Ratan Tata, who has died aged 86, was one of India's most internationally recognised business leaders. The tycoon led the Tata Group - known as a "salt-to-software" conglomerate of more than 100 companies, employing some 660,000 people - for more than two decades. Its annual revenues are in excess of $100bn (£76.
5bn). Founded by Jamsetji Tata, a pioneer of Indian business, the 155-year-old Tata Group straddles a business empire ranging from Jaguar Land Rover and Tata Steel to aviation and salt pans. The ethos of the company "yokes capitalism to philanthropy, by doing business in ways that make the lives of others better", according to Peter Casey, author of The Story of Tata, an authorised book on the group.
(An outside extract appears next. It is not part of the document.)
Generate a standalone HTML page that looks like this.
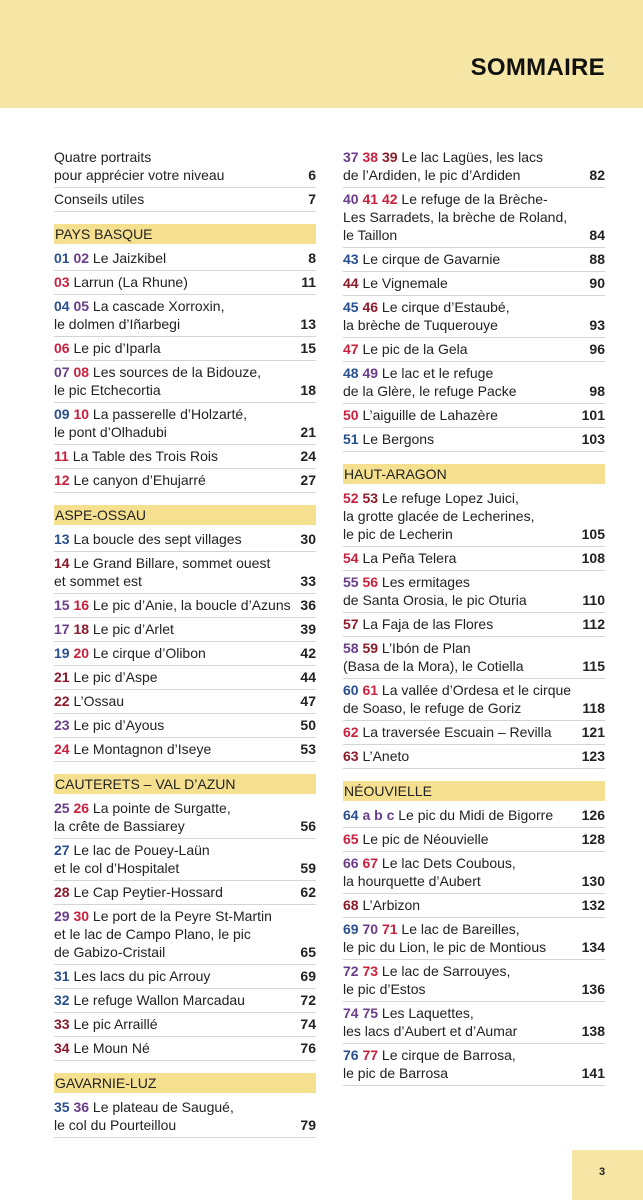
<!DOCTYPE html>
<html><head><meta charset="utf-8">
<style>
*{margin:0;padding:0;box-sizing:border-box}
body{width:643px;height:1200px;background:#fff;position:relative;overflow:hidden;font-family:"Liberation Sans","DejaVu Sans",sans-serif;color:#222;font-size:14px}
#top{position:absolute;left:0;top:0;width:643px;height:108px;background:#f7e7a6}
#title{position:absolute;right:38px;top:54px;font-size:24px;font-weight:bold;color:#111;letter-spacing:0.3px}
#pg{position:absolute;left:572px;top:1150px;width:71px;height:50px;background:#f7e7a6;font-size:11px;font-weight:bold;padding:16px 0 0 27px}
.col{position:absolute;top:146px;width:262px}
#L{left:54px}#R{left:343px}
.e{display:flex;justify-content:space-between;align-items:flex-end;line-height:18px;padding:2px 0 3px;border-bottom:1px solid #d4d4d4}
.e .p{font-weight:bold;white-space:nowrap;margin-left:6px}
.s{background:#f5e08f;height:20px;line-height:20px;padding-left:1px;margin-top:12px;margin-bottom:3px;font-size:14px}
.n{font-weight:bold}
.b{color:#2a4f8f}.u{color:#6a3d8a}.r{color:#c8213e}.d{color:#8b1a2a}
</style></head><body>
<div id="top"><div id="title">SOMMAIRE</div></div>
<div id="L" class="col">
<div class="e"><span>Quatre portraits<br>pour apprécier votre niveau</span><span class="p">6</span></div>
<div class="e"><span>Conseils utiles</span><span class="p">7</span></div>
<div class="s">PAYS BASQUE</div>
<div class="e"><span><b class="b">01</b> <b class="u">02</b> Le Jaizkibel</span><span class="p">8</span></div>
<div class="e"><span><b class="r">03</b> Larrun (La Rhune)</span><span class="p">11</span></div>
<div class="e"><span><b class="b">04</b> <b class="u">05</b> La cascade Xorroxin,<br>le dolmen d’Iñarbegi</span><span class="p">13</span></div>
<div class="e"><span><b class="r">06</b> Le pic d’Iparla</span><span class="p">15</span></div>
<div class="e"><span><b class="u">07</b> <b class="r">08</b> Les sources de la Bidouze,<br>le pic Etchecortia</span><span class="p">18</span></div>
<div class="e"><span><b class="b">09</b> <b class="r">10</b> La passerelle d’Holzarté,<br>le pont d’Olhadubi</span><span class="p">21</span></div>
<div class="e"><span><b class="r">11</b> La Table des Trois Rois</span><span class="p">24</span></div>
<div class="e"><span><b class="r">12</b> Le canyon d’Ehujarré</span><span class="p">27</span></div>
<div class="s">ASPE-OSSAU</div>
<div class="e"><span><b class="b">13</b> La boucle des sept villages</span><span class="p">30</span></div>
<div class="e"><span><b class="d">14</b> Le Grand Billare, sommet ouest<br>et sommet est</span><span class="p">33</span></div>
<div class="e"><span><b class="u">15</b> <b class="r">16</b> Le pic d’Anie, la boucle d’Azuns</span><span class="p">36</span></div>
<div class="e"><span><b class="u">17</b> <b class="d">18</b> Le pic d’Arlet</span><span class="p">39</span></div>
<div class="e"><span><b class="b">19</b> <b class="r">20</b> Le cirque d’Olibon</span><span class="p">42</span></div>
<div class="e"><span><b class="d">21</b> Le pic d’Aspe</span><span class="p">44</span></div>
<div class="e"><span><b class="d">22</b> L’Ossau</span><span class="p">47</span></div>
<div class="e"><span><b class="u">23</b> Le pic d’Ayous</span><span class="p">50</span></div>
<div class="e"><span><b class="r">24</b> Le Montagnon d’Iseye</span><span class="p">53</span></div>
<div class="s">CAUTERETS – VAL D’AZUN</div>
<div class="e"><span><b class="u">25</b> <b class="r">26</b> La pointe de Surgatte,<br>la crête de Bassiarey</span><span class="p">56</span></div>
<div class="e"><span><b class="b">27</b> Le lac de Pouey-Laün<br>et le col d’Hospitalet</span><span class="p">59</span></div>
<div class="e"><span><b class="d">28</b> Le Cap Peytier-Hossard</span><span class="p">62</span></div>
<div class="e"><span><b class="u">29</b> <b class="r">30</b> Le port de la Peyre St-Martin<br>et le lac de Campo Plano, le pic<br>de Gabizo-Cristail</span><span class="p">65</span></div>
<div class="e"><span><b class="b">31</b> Les lacs du pic Arrouy</span><span class="p">69</span></div>
<div class="e"><span><b class="b">32</b> Le refuge Wallon Marcadau</span><span class="p">72</span></div>
<div class="e"><span><b class="d">33</b> Le pic Arraillé</span><span class="p">74</span></div>
<div class="e"><span><b class="d">34</b> Le Moun Né</span><span class="p">76</span></div>
<div class="s">GAVARNIE-LUZ</div>
<div class="e"><span><b class="b">35</b> <b class="u">36</b> Le plateau de Saugué,<br>le col du Pourteillou</span><span class="p">79</span></div>
</div>
<div id="R" class="col">
<div class="e"><span><b class="u">37</b> <b class="r">38</b> <b class="d">39</b> Le lac Lagües, les lacs<br>de l’Ardiden, le pic d’Ardiden</span><span class="p">82</span></div>
<div class="e"><span><b class="u">40</b> <b class="r">41</b> <b class="r">42</b> Le refuge de la Brèche-<br>Les Sarradets, la brèche de Roland,<br>le Taillon</span><span class="p">84</span></div>
<div class="e"><span><b class="b">43</b> Le cirque de Gavarnie</span><span class="p">88</span></div>
<div class="e"><span><b class="d">44</b> Le Vignemale</span><span class="p">90</span></div>
<div class="e"><span><b class="b">45</b> <b class="d">46</b> Le cirque d’Estaubé,<br>la brèche de Tuquerouye</span><span class="p">93</span></div>
<div class="e"><span><b class="r">47</b> Le pic de la Gela</span><span class="p">96</span></div>
<div class="e"><span><b class="b">48</b> <b class="u">49</b> Le lac et le refuge<br>de la Glère, le refuge Packe</span><span class="p">98</span></div>
<div class="e"><span><b class="r">50</b> L’aiguille de Lahazère</span><span class="p">101</span></div>
<div class="e"><span><b class="b">51</b> Le Bergons</span><span class="p">103</span></div>
<div class="s">HAUT-ARAGON</div>
<div class="e"><span><b class="r">52</b> <b class="d">53</b> Le refuge Lopez Juici,<br>la grotte glacée de Lecherines,<br>le pic de Lecherin</span><span class="p">105</span></div>
<div class="e"><span><b class="r">54</b> La Peña Telera</span><span class="p">108</span></div>
<div class="e"><span><b class="u">55</b> <b class="r">56</b> Les ermitages<br>de Santa Orosia, le pic Oturia</span><span class="p">110</span></div>
<div class="e"><span><b class="d">57</b> La Faja de las Flores</span><span class="p">112</span></div>
<div class="e"><span><b class="u">58</b> <b class="d">59</b> L’Ibón de Plan<br>(Basa de la Mora), le Cotiella</span><span class="p">115</span></div>
<div class="e"><span><b class="b">60</b> <b class="r">61</b> La vallée d’Ordesa et le cirque<br>de Soaso, le refuge de Goriz</span><span class="p">118</span></div>
<div class="e"><span><b class="r">62</b> La traversée Escuain – Revilla</span><span class="p">121</span></div>
<div class="e"><span><b class="d">63</b> L’Aneto</span><span class="p">123</span></div>
<div class="s">NÉOUVIELLE</div>
<div class="e"><span><b class="b">64</b> <b class="u">a b c</b> Le pic du Midi de Bigorre</span><span class="p">126</span></div>
<div class="e"><span><b class="r">65</b> Le pic de Néouvielle</span><span class="p">128</span></div>
<div class="e"><span><b class="u">66</b> <b class="r">67</b> Le lac Dets Coubous,<br>la hourquette d’Aubert</span><span class="p">130</span></div>
<div class="e"><span><b class="d">68</b> L’Arbizon</span><span class="p">132</span></div>
<div class="e"><span><b class="b">69</b> <b class="u">70</b> <b class="r">71</b> Le lac de Bareilles,<br>le pic du Lion, le pic de Montious</span><span class="p">134</span></div>
<div class="e"><span><b class="u">72</b> <b class="r">73</b> Le lac de Sarrouyes,<br>le pic d’Estos</span><span class="p">136</span></div>
<div class="e"><span><b class="u">74</b> <b class="u">75</b> Les Laquettes,<br>les lacs d’Aubert et d’Aumar</span><span class="p">138</span></div>
<div class="e"><span><b class="b">76</b> <b class="r">77</b> Le cirque de Barrosa,<br>le pic de Barrosa</span><span class="p">141</span></div>
</div>
<div id="pg">3</div>
</body></html>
Tata Sons, the holding company of the group, has a "number of companies that includes privately held and publicly traded companies, yet they are in essence all owned by a philanthropic trust", he explains. Ratan Tata was born in 1937 in a traditional family of Parsis - a highly educated and prosperous community that traces its ancestry to Zoroastrian refugees in India. His parents separated in the 1940s.
Tata went to college in the US, where he got a degree in architecture at Cornell University. During his seven-year-long stay, he learned to drive cars and fly. He had some harrowing experiences: he once lost an engine while flying a helicopter in college and twice lost the single engine in his plane.
"So I had to glide in," he told an interviewer. Later, he would often f.